Bu aşamada AK Parti’ye düşen temel görev de bu olumlu açılım sonrası bu açılımı Siyasal Partiler Kanunu, Seçim Kanunu, Nüfus Kanunu vs. gibi mevzuatta da sürdürmesi, meseleye evrensel hukukun mesela üyesi olduğumuz Avrupa Konseyi’nin hukuk (Strasburg, 5 Kasım 1992, Bölgesel ve Azınlık Dilleri Avrupa Şartı) çerçevesinden bakmasıdır; aksi durumda ortaya büyük bir tutarsızlık ve bu tutarsızlığı izleyecek bir kaos çıkabilir.

Sayın Baykal’ın ikinci ve kanımca en büyük tutarsızlığı ise devletin etnik kör olmasını talep ederken aynı devletin inançlar karşısında körlüğünü talep etmemesidir;
Sayın Baykal aslında Türkiye Cumhuriyeti’nin etnik körlüğünü de tam talep etmemektedir, buram buram türk ırkçılığı kokan söylemler CHP’de hem dün hem de bugün çok yaygındır.

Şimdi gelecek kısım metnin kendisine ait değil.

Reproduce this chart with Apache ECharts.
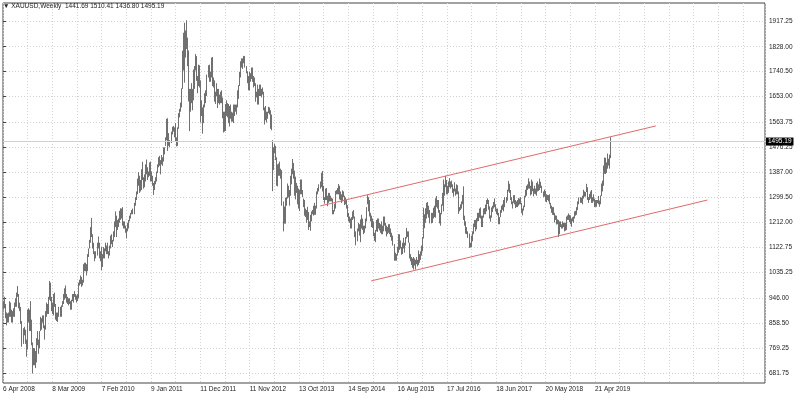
<!DOCTYPE html>
<html><head><meta charset="utf-8">
<script src="https://cdn.jsdelivr.net/npm/echarts@6/dist/echarts.min.js"></script>
<style>html,body{margin:0;padding:0;background:#fff}#c{width:799px;height:397px}</style>
</head><body><div id="c"></div>
<script>
// Weekly [low, high] per week (weeks starting Sunday)
const w2008 = [[905,935],[910,950],[875,925],[850,895],
[860,892],[860,895],[880,935],[880,930],
[860,905],[860,900],[880,910],[880,930],[915,945],
[915,965],[950,988],[910,960],[900,930],
[855,915],[775,865],[785,840],[815,845],[785,835],
[740,800],[765,905],[860,910],[830,905],
[830,935],[780,870],[681,790],[710,770],
[710,770],[700,760],[720,805],[780,830],[750,800],
[770,830],[830,880],[835,875],[860,885]];
const w2009 = [[840,885],[800,850],[835,900],[880,930],
[890,925],[890,950],[940,1006],[935,1000],
[900,950],[890,930],[885,960],[915,965],[870,925],
[865,895],[862,895],[880,915],[880,915],
[880,920],[915,935],[925,960],[940,980],[945,990],
[930,960],[925,950],[920,945],[925,945],
[905,935],[905,940],[935,960],[930,960],
[950,970],[940,960],[930,955],[935,960],[945,1000],
[990,1010],[995,1025],[985,1020],[990,1010],
[1000,1065],[1040,1070],[1040,1070],[1025,1065],
[1040,1100],[1090,1120],[1120,1150],[1140,1195],[1160,1227],
[1120,1170],[1100,1140],[1075,1110],[1085,1110]];
const w2010 = [[1095,1140],[1120,1162],[1085,1140],[1075,1110],[1044,1125],
[1055,1100],[1085,1125],[1085,1120],[1110,1140],
[1100,1130],[1100,1140],[1085,1110],[1095,1130],
[1120,1165],[1135,1170],[1125,1150],[1145,1180],
[1160,1215],[1195,1250],[1160,1235],[1185,1220],[1195,1225],
[1210,1252],[1220,1261],[1225,1260],[1200,1265],
[1190,1215],[1190,1215],[1175,1200],[1155,1190],
[1180,1210],[1190,1220],[1215,1235],[1225,1245],[1240,1255],
[1240,1260],[1240,1280],[1270,1300],[1290,1320],
[1310,1365],[1340,1388],[1315,1375],[1320,1360],[1325,1398],
[1360,1424],[1330,1370],[1335,1380],[1355,1415],
[1380,1432],[1360,1405],[1370,1390],[1375,1422]];
const w2011 = [[1355,1425],[1355,1390],[1340,1375],[1308,1350],[1325,1357],
[1345,1370],[1355,1390],[1385,1415],[1405,1440],
[1410,1445],[1380,1430],[1415,1448],[1410,1440],
[1425,1475],[1450,1475],[1480,1510],[1500,1575],
[1462,1577],[1480,1525],[1475,1500],[1490,1530],[1520,1547],
[1530,1550],[1510,1545],[1495,1560],[1478,1510],
[1480,1545],[1540,1595],[1580,1610],[1600,1632],[1615,1682],
[1680,1814],[1745,1877],[1702,1912],[1790,1885],
[1820,1921],[1760,1860],[1636,1815],[1532,1680],
[1600,1680],[1630,1700],[1605,1680],[1640,1748],[1680,1760],
[1745,1802],[1708,1795],[1665,1725],[1690,1765],
[1685,1763],[1562,1710],[1585,1640],[1523,1615]];
const w2012 = [[1560,1625],[1615,1665],[1630,1675],[1655,1730],[1720,1763],
[1705,1765],[1705,1740],[1720,1790],[1690,1792],
[1685,1720],[1635,1710],[1627,1670],[1655,1700],
[1613,1680],[1630,1680],[1625,1660],[1630,1670],[1630,1675],
[1577,1650],[1527,1600],[1530,1600],[1532,1627],
[1585,1640],[1580,1630],[1560,1627],[1548,1620],
[1575,1625],[1565,1600],[1565,1597],[1560,1625],[1585,1625],
[1600,1625],[1590,1625],[1615,1675],[1645,1693],
[1690,1740],[1720,1777],[1755,1787],[1750,1787],[1770,1796],
[1755,1795],[1735,1760],[1700,1742],[1675,1725],
[1675,1740],[1705,1735],[1715,1755],[1705,1755],
[1685,1725],[1690,1720],[1635,1700],[1650,1670],[1625,1695]];
const w2013 = [[1625,1680],[1655,1695],[1655,1695],[1650,1680],
[1660,1685],[1605,1670],[1555,1615],[1570,1620],
[1562,1600],[1575,1600],[1595,1617],[1590,1615],[1540,1605],
[1535,1590],[1321,1500],[1395,1475],[1455,1488],
[1430,1480],[1340,1440],[1338,1415],[1375,1418],
[1375,1425],[1365,1400],[1270,1395],[1180,1285],[1207,1267],
[1207,1297],[1270,1300],[1295,1348],[1300,1340],
[1270,1325],[1305,1375],[1345,1400],[1380,1434],
[1365,1420],[1305,1393],[1292,1372],[1315,1350],[1275,1340],
[1260,1330],[1251,1325],[1310,1362],[1310,1362],
[1300,1325],[1265,1295],[1235,1290],[1230,1260],
[1210,1255],[1220,1266],[1185,1248],[1195,1215],[1182,1238]];
const w2014 = [[1215,1250],[1240,1255],[1235,1270],[1238,1280],
[1238,1270],[1260,1320],[1310,1332],[1320,1345],
[1330,1355],[1335,1385],[1320,1392],[1290,1340],[1277,1300],
[1290,1330],[1290,1332],[1268,1305],[1280,1315],
[1285,1315],[1285,1305],[1285,1298],[1240,1295],
[1240,1255],[1250,1277],[1260,1322],[1310,1325],[1310,1332],
[1310,1346],[1292,1340],[1290,1320],[1280,1310],
[1285,1324],[1300,1320],[1272,1305],[1275,1298],[1260,1290],
[1230,1272],[1215,1245],[1210,1232],[1190,1225],
[1190,1230],[1220,1250],[1225,1255],[1160,1232],
[1131,1180],[1145,1190],[1180,1210],[1165,1205],[1142,1222],
[1190,1238],[1185,1225],[1170,1200],[1175,1200]];
const w2015 = [[1190,1225],[1215,1265],[1275,1307],[1250,1300],
[1232,1290],[1215,1245],[1195,1235],[1192,1225],
[1163,1215],[1147,1175],[1142,1185],[1180,1220],[1178,1225],
[1190,1225],[1183,1210],[1175,1205],[1170,1215],
[1170,1200],[1180,1232],[1200,1232],[1180,1210],[1162,1200],
[1170,1195],[1175,1205],[1170,1205],[1160,1190],
[1147,1175],[1130,1165],[1077,1135],[1077,1105],
[1077,1100],[1095,1125],[1105,1170],[1115,1170],[1120,1148],
[1098,1125],[1100,1140],[1120,1157],[1105,1140],
[1130,1160],[1155,1192],[1160,1180],[1140,1180],
[1085,1140],[1075,1100],[1062,1090],[1052,1085],[1046,1090],
[1060,1085],[1046,1080],[1065,1090],[1057,1080]];
const w2016 = [[1062,1113],[1070,1100],[1080,1110],[1095,1130],[1110,1160],
[1155,1263],[1191,1240],[1210,1261],[1225,1280],
[1240,1283],[1228,1270],[1208,1255],[1208,1245],
[1210,1245],[1225,1263],[1230,1270],[1228,1296],
[1265,1304],[1260,1290],[1245,1290],[1208,1255],[1200,1245],
[1240,1275],[1270,1315],[1250,1362],[1305,1345],
[1335,1375],[1310,1360],[1310,1340],[1315,1355],[1335,1367],
[1330,1355],[1335,1358],[1315,1345],[1302,1330],
[1320,1352],[1305,1330],[1310,1345],[1310,1342],
[1241,1320],[1250,1265],[1255,1275],[1260,1285],[1275,1308],
[1220,1338],[1200,1235],[1172,1215],[1170,1195],
[1157,1180],[1122,1172],[1123,1140],[1125,1165]];
const w2017 = [[1145,1180],[1170,1207],[1195,1220],[1180,1220],[1187,1226],
[1215,1245],[1216,1245],[1228,1260],[1225,1264],
[1195,1235],[1195,1235],[1228,1260],[1240,1262],
[1240,1274],[1250,1290],[1276,1296],[1256,1290],[1225,1268],
[1214,1236],[1228,1264],[1248,1270],[1260,1283],
[1265,1296],[1250,1275],[1240,1260],[1236,1260],
[1205,1245],[1205,1230],[1230,1255],[1245,1270],[1255,1275],
[1250,1290],[1265,1300],[1280,1300],[1288,1326],
[1320,1357],[1315,1347],[1290,1325],[1275,1300],
[1260,1285],[1280,1307],[1275,1307],[1262,1290],[1265,1285],
[1265,1290],[1270,1297],[1275,1295],[1275,1300],
[1245,1280],[1236,1260],[1253,1270],[1265,1305],[1300,1326]];
const w2018 = [[1305,1340],[1325,1345],[1330,1366],[1330,1355],
[1306,1340],[1310,1362],[1321,1355],[1303,1330],
[1312,1340],[1310,1330],[1305,1350],[1320,1355],
[1322,1345],[1325,1365],[1332,1354],[1315,1340],[1300,1320],
[1302,1327],[1285,1322],[1282,1310],[1290,1308],
[1285,1307],[1275,1310],[1260,1280],[1245,1270],
[1238,1265],[1237,1265],[1211,1245],[1220,1236],[1204,1235],
[1205,1222],[1160,1220],[1170,1215],[1195,1215],
[1190,1205],[1190,1215],[1195,1210],[1180,1210],[1182,1210],
[1185,1232],[1220,1236],[1220,1243],[1212,1238],
[1205,1236],[1196,1225],[1215,1230],[1210,1232],
[1225,1250],[1235,1252],[1238,1265],[1255,1285],[1275,1299]];
const w2019 = [[1280,1300],[1280,1298],[1275,1305],[1295,1326],
[1302,1320],[1302,1318],[1318,1347],[1290,1335],
[1280,1300],[1290,1311],[1295,1320],[1280,1325],[1280,1300],
[1285,1310],[1265,1295],[1266,1290],[1266,1290],
[1279,1290],[1275,1304],[1266,1288],[1275,1306],
[1304,1348],[1320,1358],[1340,1411],[1382,1439],[1381,1438],
[1385,1422],[1400,1453],[1411,1435],[1400,1449],
[1436.80,1510.41]];

// Last bar OHLC (header)
const lastBar = [1441.69, 1510.41, 1436.80, 1495.19];
// Price-axis tick labels
const yTickValues = [681.75, 769.25, 858.5, 946, 1035.25, 1122.75, 1212, 1299.5, 1387, 1476.25, 1563.75, 1653, 1740.5, 1828, 1917.25];
// Date-axis tick labels (every 48 weeks from the first bar)
const xTickLabels = ['6 Apr 2008','8 Mar 2009','7 Feb 2010','9 Jan 2011','11 Dec 2011','11 Nov 2012','13 Oct 2013','14 Sep 2014','16 Aug 2015','17 Jul 2016','18 Jun 2017','20 May 2018','21 Apr 2019'];
// Channel trend lines [barIndex, price]
const channelUpper = [[308.7,1269],[635.3,1550]];
const channelLower = [[358.3,1006],[685.5,1290]];

const ranges = [].concat(w2008,w2009,w2010,w2011,w2012,w2013,w2014,w2015,w2016,w2017,w2018,w2019);
const barData = ranges.map((r,i)=>[i, r[0], r[1]]);
const FONT = 'Liberation Sans, Arial, sans-serif';

const chart = echarts.init(document.getElementById('c'), null, {renderer:'canvas'});
chart.setOption({
  animation:false,
  backgroundColor:'#ffffff',
  title:{
    text:'▼ XAUUSD,Weekly  ' + lastBar.map(v=>v.toFixed(2)).join(' '),
    left:3, top:3, padding:0,
    textStyle:{fontSize:6.5, fontWeight:'normal', color:'#222', fontFamily:FONT}
  },
  grid:{left:2, right:34, top:3, bottom:14, show:true, borderColor:'#444', borderWidth:1, backgroundColor:'transparent'},
  xAxis:{
    type:'value', min:0, max:741.5, interval:24,
    axisLine:{show:false},
    axisTick:{show:false},
    splitLine:{show:true, lineStyle:{color:'#d2d2d2', type:[1,2], width:1}},
    axisLabel:{
      show:true, align:'left', margin:3, fontSize:6.5, color:'#222', fontFamily:FONT,
      hideOverlap:false, showMinLabel:true, showMaxLabel:true,
      formatter:function(v){
        if (v % 48 === 0 && v/48 < xTickLabels.length) return xTickLabels[v/48];
        return '';
      }
    }
  },
  yAxis:{
    type:'value', position:'right', min:647.7, max:1981.5, scale:true,
    axisLine:{show:false},
    axisTick:{show:true, length:3, lineStyle:{color:'#444'}, customValues:yTickValues},
    splitLine:{show:true, lineStyle:{color:'#d2d2d2', type:[1,2], width:1}},
    axisLabel:{
      customValues:yTickValues, align:'left', margin:4, fontSize:6.5, color:'#222', fontFamily:FONT,
      hideOverlap:false,
      formatter:function(v){ return Number(v).toFixed(2); }
    }
  },
  series:[
    {
      type:'custom', name:'XAUUSD', data:barData, encode:{x:0, y:[1,2]}, clip:true,
      renderItem:function(params, api){
        const p1 = api.coord([api.value(0), api.value(1)]);
        const p2 = api.coord([api.value(0), api.value(2)]);
        const x = Math.round(p1[0]) + 0.5;
        return {type:'line', shape:{x1:x, y1:p1[1], x2:x, y2:p2[1]},
                style:{stroke:'#707070', lineWidth:1}};
      },
      markLine:{
        silent:true, symbol:['none','none'],
        lineStyle:{color:'#d0d0d0', type:'solid', width:1},
        label:{show:true, position:'end', distance:1, formatter:function(){return lastBar[3].toFixed(2);},
               backgroundColor:'#000', color:'#fff', fontSize:6.5, fontFamily:FONT, padding:[1,2,0,2]},
        data:[{yAxis:lastBar[3]}]
      }
    },
    {type:'line', data:channelUpper, symbol:'none', lineStyle:{color:'#e06a6a', width:1}, z:5},
    {type:'line', data:channelLower, symbol:'none', lineStyle:{color:'#e06a6a', width:1}, z:5}
  ]
});
</script>
</body></html>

Devletin etnisite ve inançlar karşısında körlüğünü talep etmek tutarlılık ister, TRT’nin Kürtçe yayın yapmasını tarafsız devlet ilkesine karşı gören Sayın Baykal, Diyanet İşleri Başkanlığı (DİB) gibi devletin inançlar karşısında körlüğüne büyük bir darbe vuran yapılanmaya da sesini bile çıkarmayarak herşeyden önce akademisyen geçmişine ve bu geçmişin gerektirdiği tutarlılığa büyük ayıp etmektedir.

Devletimiz, şayet başka çağdaş devletlerin yaptığı gibi etnik kimliklere ve farklı inançlara eşit mesafede duracak ise, CHP Başkanı bu temel evrensel ilkeyi savunacak ise ilk yapması gereken DİB’in mevcut yapılanmasına, finansman biçimine, Siyasal Partiler Kanunu’nun en korkunç maddesi 89. maddeye itiraz etmek olmalıdır.

Herkesten tüm talebimiz biraz tutarlılıktır.